Lebensbedrohlich für die Kommunen ist die Unklarheit, wo weiterhin Bergbauschutzgebiete bestehen und Kohle abgebaut werden soll. Kein Unternehmer investiert in unsicheres Terrain. Der neue Chef der Laubag, Dieter Henning, von der Rheinbraun AG für diese neue Aufgabe freigestellt, zeigt sich „hundertprozentig sensibilisiert, aber nicht belastet“. Die Politiker müßten zunächst die Rahmenbedingungen für den Bergbau festlegen. Unbekannt sei zum Beispiel auch, wie sich die erhöhten Energiepreise auf den Energiebedarf auswirken. Günter Nooke paßt diese Abwartehaltung und die lancierte Unsicherheit über die Zukunft des Bergbaus nicht. Er verweist auf die Positionen der Brandenburger Ampelkoalition zur Energiepolitik in Stolpes Regierungserklärung: schrittweise Verminderung des Kohleeinsatzes bei der Verstromung, Förderung eines Systems dezentraler Energieversorgung mit Kraft-Wärme-Kopplung und Marktchancen für Sonnenenergie sowie die Unterstützung von Projekten im Bereich regenerativer Energien (Wind und Erdwärme). Eine Voraussetzung dafür: „Energieversorgungsunternehmen und Verteilernetze sollen rechtlich und wirtschaftlich in kommunaler Trägerschaft betrieben werden können.“ Es gehe nicht darum, die Tagebaue ad hoc zu schließen. Die jährliche Förderung (168 Millionen Tonnen 1989) soll zunächst um rund 10 Prozent zurückgefahren werden, von 17 Tagebauen sieben bzw. acht erhalten bleiben. Doch eine Zukunft habe die Braunkohle nur, wenn sie umwelt- und sozialverträglich gefördert und verwendet wird. Doch natürlich werden sich die Kohleunternehmen nicht selbstlos in Zurückhaltung üben, noch bevor die entsprechenden gesetzlichen Regelungen den Landtag passiert haben. Was die Devastation ganzer Ortschaften, wie der Abbruch in der Fachsprache heißt, betrifft, bietet Henning seine Mitarbeit in der Arbeitsgruppe des Potsdamer Wirtschaftsministeriums an. Doch die ökologischen und wirtschaftlichen Altlasten — mit 20 Milliarden Mark wurden sie in der Eröffnungsbilanz der Laubag beziffert — könnten nicht auf das schwächliche Kohleunternehmen abgewälzt werden.

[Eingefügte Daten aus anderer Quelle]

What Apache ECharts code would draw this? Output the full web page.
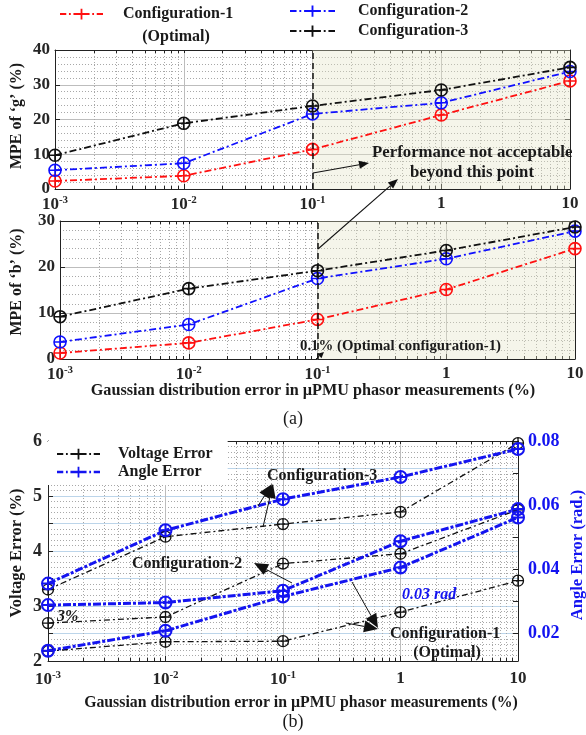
<!DOCTYPE html>
<html><head><meta charset="utf-8">
<script src="https://cdn.jsdelivr.net/npm/echarts@6/dist/echarts.min.js"></script>
<style>html,body{margin:0;padding:0;background:#fff}#c{width:586px;height:735px}</style>
</head><body><div id="c"></div>
<script>
// ---------- data ----------
const xPct = [0.001, 0.01, 0.1, 1, 10];
const xTickBase = ['10', '10', '10', '1', '10'];
const xTickExp = ['-3', '-2', '-1', '', ''];
// (a) MPE of 'g' (%)
const g_cfg1 = [2.3, 3.8, 11.4, 21.3, 31.1];
const g_cfg2 = [5.4, 7.4, 21.6, 24.8, 33.8];
const g_cfg3 = [9.7, 18.9, 23.9, 28.5, 35.0];
// (a) MPE of 'b' (%)
const b_cfg1 = [1.3, 3.5, 8.6, 15.1, 24.0];
const b_cfg2 = [3.7, 7.5, 17.5, 21.8, 27.8];
const b_cfg3 = [9.2, 15.3, 19.2, 23.6, 28.7];
// (b) Voltage error (%)
const v_cfg1 = [2.18, 2.35, 2.36, 2.89, 3.46];
const v_cfg2 = [2.69, 2.80, 3.77, 3.95, 4.75];
const v_cfg3 = [3.30, 4.26, 4.49, 4.71, 5.96];
// (b) Angle error (rad.)
const a_cfg1 = [0.0147, 0.0209, 0.0316, 0.0406, 0.0562];
const a_cfg2 = [0.0289, 0.0297, 0.0334, 0.0488, 0.0588];
const a_cfg3 = [0.0356, 0.0522, 0.0619, 0.0688, 0.0775];
const angleLabels = [0.02, 0.04, 0.06, 0.08];
const angleTicks = [0.02, 0.03, 0.04, 0.05, 0.06, 0.07, 0.08];

// ---------- helpers ----------
const SERIF = "'Liberation Serif','Times New Roman',serif";
const lx = xPct.map(v => Math.log10(v));
const pts = arr => arr.map((v, i) => [lx[i], v]);
const minorLog = [];
for (let d = -3; d <= 0; d++) for (let k = 2; k <= 9; k++) minorLog.push(Math.log10(k * Math.pow(10, d)));
const allLog = minorLog.concat(lx);
const SYM = 'path://M10,0A10,10,0,1,1,10,20A10,10,0,1,1,10,0ZM0,10L20,10M10,0L10,20';
const ICON = 'path://M0,5h7v2h-7zM10,5h2v2h-2zM15,5h18v2h-18zM23,0h2v12h-2zM36,5h2v2h-2zM41,5h7v2h-7z';
const ICON_THICK = 'path://M0,4.5h7v3h-7zM10,4.5h2v3h-2zM15,4.5h18v3h-18zM23,0h2v12h-2zM36,4.5h2v3h-2zM41,4.5h7v3h-7z';

const xRich = {
  b: {fontFamily: SERIF, fontSize: 17, fontWeight: 'bold', color: '#262626'},
  s: {fontFamily: SERIF, fontSize: 11, fontWeight: 'bold', color: '#262626', padding: [0, 0, 9, 0]}
};
function xFmt(v) {
  const i = Math.round(v) + 3;
  const b = xTickBase[i], e = xTickExp[i];
  return e ? '{b|' + b + '}{s|' + e + '}' : '{b|' + b + '}';
}
const AX = '#222';
function xAxesFor(gi, margin) {
  return [
    {gridIndex: gi, type: 'value', position: 'bottom', min: -3, max: 1, interval: 1,
      axisLine: {onZero: false, lineStyle: {color: AX}},
      axisTick: {inside: true, length: 5, lineStyle: {color: AX}},
      axisLabel: {margin: margin, formatter: xFmt, rich: xRich},
      splitLine: {show: true, lineStyle: {color: '#bdbdbd', width: 1}}},
    {gridIndex: gi, type: 'value', position: 'bottom', min: -3, max: 1,
      axisLine: {show: false, onZero: false},
      axisTick: {show: true, inside: true, length: 3, customValues: minorLog, lineStyle: {color: AX}},
      axisLabel: {show: false},
      splitLine: {show: true, lineStyle: {color: '#a8a8a8', type: [1, 2], width: 1}}},
    {gridIndex: gi, type: 'value', position: 'top', min: -3, max: 1,
      axisLine: {show: true, onZero: false, lineStyle: {color: AX}},
      axisTick: {show: true, inside: true, length: 3, customValues: allLog, lineStyle: {color: AX}},
      axisLabel: {show: false}, splitLine: {show: false}}
  ];
}
function yPairA(gi, max) {
  return [
    {gridIndex: gi, type: 'value', position: 'left', min: 0, max: max, interval: 10,
      axisLine: {show: true, onZero: false, lineStyle: {color: AX}},
      axisTick: {inside: true, length: 5, lineStyle: {color: AX}},
      minorTick: {show: false, splitNumber: 5},
      minorSplitLine: {show: true, lineStyle: {color: '#a8a8a8', type: [1, 2]}},
      splitLine: {show: true, lineStyle: {color: '#bdbdbd'}},
      axisLabel: {margin: 5, fontFamily: SERIF, fontSize: 17, fontWeight: 'bold', color: '#262626'}},
    {gridIndex: gi, type: 'value', position: 'right', min: 0, max: max, interval: 10,
      axisLine: {show: true, onZero: false, lineStyle: {color: AX}},
      axisTick: {inside: true, length: 5, lineStyle: {color: AX}},
      axisLabel: {show: false}, splitLine: {show: false}}
  ];
}
function ser(name, data, color, xi, yi, w, dash, size, bw, extra) {
  return Object.assign({
    type: 'line', name: name, data: pts(data), xAxisIndex: xi, yAxisIndex: yi,
    symbol: SYM, symbolSize: size, showSymbol: true,
    lineStyle: {color: color, width: w, type: dash},
    itemStyle: {color: 'rgba(0,0,0,0)', borderColor: color, borderWidth: bw},
    emphasis: {disabled: true}, animation: false
  }, extra || {});
}
const shade = {
  markArea: {silent: true, itemStyle: {color: 'rgba(226,226,198,0.36)'}, data: [[{xAxis: -1}, {xAxis: 1}]]},
  markLine: {silent: true, symbol: 'none', label: {show: false}, animation: false,
    lineStyle: {color: '#111', type: [6, 4], width: 1.5}, data: [{xAxis: -1}]}
};
function arrow(x1, y1, x2, y2, head, hw, lw) {
  const a = Math.atan2(y2 - y1, x2 - x1);
  const hx = x2 - head * Math.cos(a), hy = y2 - head * Math.sin(a);
  const px = -Math.sin(a) * hw, py = Math.cos(a) * hw;
  return [
    {type: 'line', z: 50, shape: {x1: x1, y1: y1, x2: hx, y2: hy}, style: {stroke: '#111', lineWidth: lw}},
    {type: 'polygon', z: 50, shape: {points: [[x2, y2], [hx + px, hy + py], [hx - px, hy - py]]}, style: {fill: '#111'}}
  ];
}
function txt(text, x, y, opt) {
  opt = opt || {};
  return {type: 'text', z: 60, x: x, y: y, rotation: opt.rot || 0,
    style: {text: text, fontFamily: SERIF, fontSize: opt.size || 16, fontWeight: opt.weight || 'bold',
      fontStyle: opt.italic ? 'italic' : 'normal', fill: opt.color || '#1a1a1a',
      align: opt.align || 'center', verticalAlign: 'middle'}};
}

const RED = '#ff1010', BLUE = '#1010ff', BLK = '#111111', BLUE2 = '#1414f0';
const DASH = [7, 3, 2, 3];
const legendText = {fontFamily: SERIF, fontSize: 16, fontWeight: 'bold', color: '#1a1a1a'};

const option = {
  backgroundColor: '#fff',
  animation: false,
  grid: [
    {left: 55, top: 50, width: 515, height: 139, outerBoundsMode: 'none', containLabel: false},
    {left: 60, top: 221, width: 515, height: 138, outerBoundsMode: 'none', containLabel: false},
    {left: 48, top: 441, width: 470, height: 220, outerBoundsMode: 'none', containLabel: false}
  ],
  legend: [
    {left: 60, top: 6, padding: 0, selectedMode: false, itemWidth: 43, itemHeight: 12,
      textStyle: Object.assign({padding: [0, 0, 0, 15]}, legendText),
      data: [{name: 'Configuration-1', icon: ICON, itemStyle: {color: RED, borderWidth: 0}}]},
    {left: 290, top: 3, padding: 0, orient: 'vertical', itemGap: 4, selectedMode: false, itemWidth: 45, itemHeight: 12,
      textStyle: Object.assign({padding: [0, 0, 0, 18]}, legendText),
      data: [{name: 'Configuration-2', icon: ICON, itemStyle: {color: BLUE, borderWidth: 0}},
             {name: 'Configuration-3', icon: ICON, itemStyle: {color: BLK, borderWidth: 0}}]},
    {left: 48, top: 441, padding: [5, 15, 5, 9], orient: 'vertical', itemGap: 2, selectedMode: false,
      backgroundColor: '#fff', itemWidth: 43, itemHeight: 12,
      textStyle: Object.assign({padding: [0, 0, 0, 13]}, legendText),
      data: [{name: 'Voltage Error', icon: ICON, itemStyle: {color: BLK, borderWidth: 0}},
             {name: 'Angle Error', icon: ICON_THICK, itemStyle: {color: BLUE2, borderWidth: 0}}]}
  ],
  xAxis: [].concat(xAxesFor(0, 6), xAxesFor(1, 6), xAxesFor(2, 9)),
  yAxis: [].concat(yPairA(0, 40), yPairA(1, 30), [
    {gridIndex: 2, type: 'value', position: 'left', min: 2, max: 6, interval: 0.5,
      axisLine: {show: true, onZero: false, lineStyle: {color: AX}},
      axisTick: {inside: true, length: 5, lineStyle: {color: AX}},
      minorTick: {show: false, splitNumber: 5},
      minorSplitLine: {show: true, lineStyle: {color: '#a8a8a8', type: [1, 2]}},
      splitLine: {show: true, lineStyle: {color: '#bcd5ea', width: 1.2}},
      axisLabel: {margin: 6, fontFamily: SERIF, fontSize: 18, fontWeight: 'bold', color: '#262626',
        formatter: v => (Math.abs(v - Math.round(v)) < 1e-6 ? String(Math.round(v)) : '')}},
    {gridIndex: 2, type: 'value', position: 'right', min: 0.0115, max: 0.08,
      axisLine: {show: true, onZero: false, lineStyle: {color: AX}},
      axisTick: {inside: true, length: 5, customValues: angleTicks, lineStyle: {color: AX}},
      axisLabel: {margin: 10, customValues: angleLabels, fontFamily: SERIF, fontSize: 18, fontWeight: 'bold', color: '#1414f0',
        formatter: v => v.toFixed(2)},
      splitLine: {show: false}}
  ]),
  series: [
    ser('Configuration-1', g_cfg1, RED, 0, 0, 1.8, DASH, 12, 1.6, shade),
    ser('Configuration-2', g_cfg2, BLUE, 0, 0, 1.8, DASH, 12, 1.6),
    ser('Configuration-3', g_cfg3, BLK, 0, 0, 1.8, DASH, 12, 1.6),
    ser('Configuration-1', b_cfg1, RED, 3, 2, 1.8, DASH, 12, 1.6, shade),
    ser('Configuration-2', b_cfg2, BLUE, 3, 2, 1.8, DASH, 12, 1.6),
    ser('Configuration-3', b_cfg3, BLK, 3, 2, 1.8, DASH, 12, 1.6),
    ser('Voltage Error', v_cfg1, BLK, 6, 4, 1.3, [6, 3, 2, 3], 11, 1.3),
    ser('Voltage Error', v_cfg2, BLK, 6, 4, 1.3, [6, 3, 2, 3], 11, 1.3),
    ser('Voltage Error', v_cfg3, BLK, 6, 4, 1.3, [6, 3, 2, 3], 11, 1.3),
    ser('Angle Error', a_cfg1, BLUE2, 6, 5, 3, [8, 2, 3, 2], 12, 2),
    ser('Angle Error', a_cfg2, BLUE2, 6, 5, 3, [8, 2, 3, 2], 12, 2),
    ser('Angle Error', a_cfg3, BLUE2, 6, 5, 3, [8, 2, 3, 2], 12, 2)
  ],
  graphic: [].concat(
    [txt('(Optimal)', 176, 37)],
    [txt('MPE of \u2018g\u2019 (%)', 17, 116, {rot: Math.PI / 2, size: 16})],
    [txt('MPE of \u2018b\u2019 (%)', 17, 282, {rot: Math.PI / 2, size: 16})],
    [txt('Gaussian distribution error in \u00b5PMU phasor measurements (%)', 313, 391, {size: 16.2})],
    [txt('(a)', 293, 419, {size: 18, weight: 'normal'})],
    [txt('Performance not acceptable', 372, 153, {align: 'left', size: 16.8})],
    [txt('beyond this point', 472, 173, {size: 16.8})],
    arrow(313, 173, 369, 163, 10, 4, 1.1),
    arrow(318, 249, 398, 179, 10, 4, 1.1),
    [txt('0.1% (Optimal configuration-1)', 300, 346, {align: 'left', size: 14.8})],
    arrow(316, 359, 324, 352, 6, 3, 1),
    // chart (b)
    [txt('Voltage Error (%)', 17, 553, {rot: Math.PI / 2, size: 16.5})],
    [txt('Angle Error (rad.)', 578, 555, {rot: Math.PI / 2, size: 16.5, color: '#1414f0'})],
    [txt('Gaussian distribution error in \u00b5PMU phasor measurements (%)', 301, 703, {size: 15.8})],
    [txt('(b)', 293, 722, {size: 18, weight: 'normal'})],
    [txt('Configuration-3', 267, 476, {align: 'left'})],
    arrow(263, 527, 273, 484, 14, 6, 1),
    arrow(258, 506, 272, 484, 14, 6, 1),
    [txt('Configuration-2', 132, 564, {align: 'left'})],
    arrow(292, 583, 254, 563, 14, 6, 1),
    [txt('Configuration-1', 390, 634, {align: 'left'})],
    [txt('(Optimal)', 447, 653)],
    arrow(352, 582, 378, 628, 14, 6, 1),
    arrow(346, 623, 378, 629, 14, 6, 1),
    [txt('3%', 57, 617, {align: 'left', italic: true, size: 16})],
    [txt('0.03 rad', 402, 595, {align: 'left', italic: true, size: 16, color: '#1414f0'})]
  )
};
const chart = echarts.init(document.getElementById('c'), null, {renderer: 'canvas'});
chart.setOption(option);
</script>
</body></html>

Ministerpräsident Stolpe hakt ein: Dafür sei als Rechtsnachfolger des Altlastenverursachers DDR die Bundesrepublik verantwortlich — Länder und Bund.

Doch wenn in den Abbaugebieten Autos auch tagsüber wegen Flugasche nur mit Licht vorwärtskommen, die Tomatenstauden wegen der Grundwasserabsenkung verrecken und den Menschen am Rand der Tagebaue die Lunge piept, dann sind das keine Altlasten, sondern aktuell einklagbare Schädigungen, für die die Laubag verantwortlich zeichnet. Die betroffenen Kommunen können sich dazu im Potsdamer Wirtschaftsministerium, Abteilung Energiepolitik und Bergwesen, über ihre Rechte beraten lassen.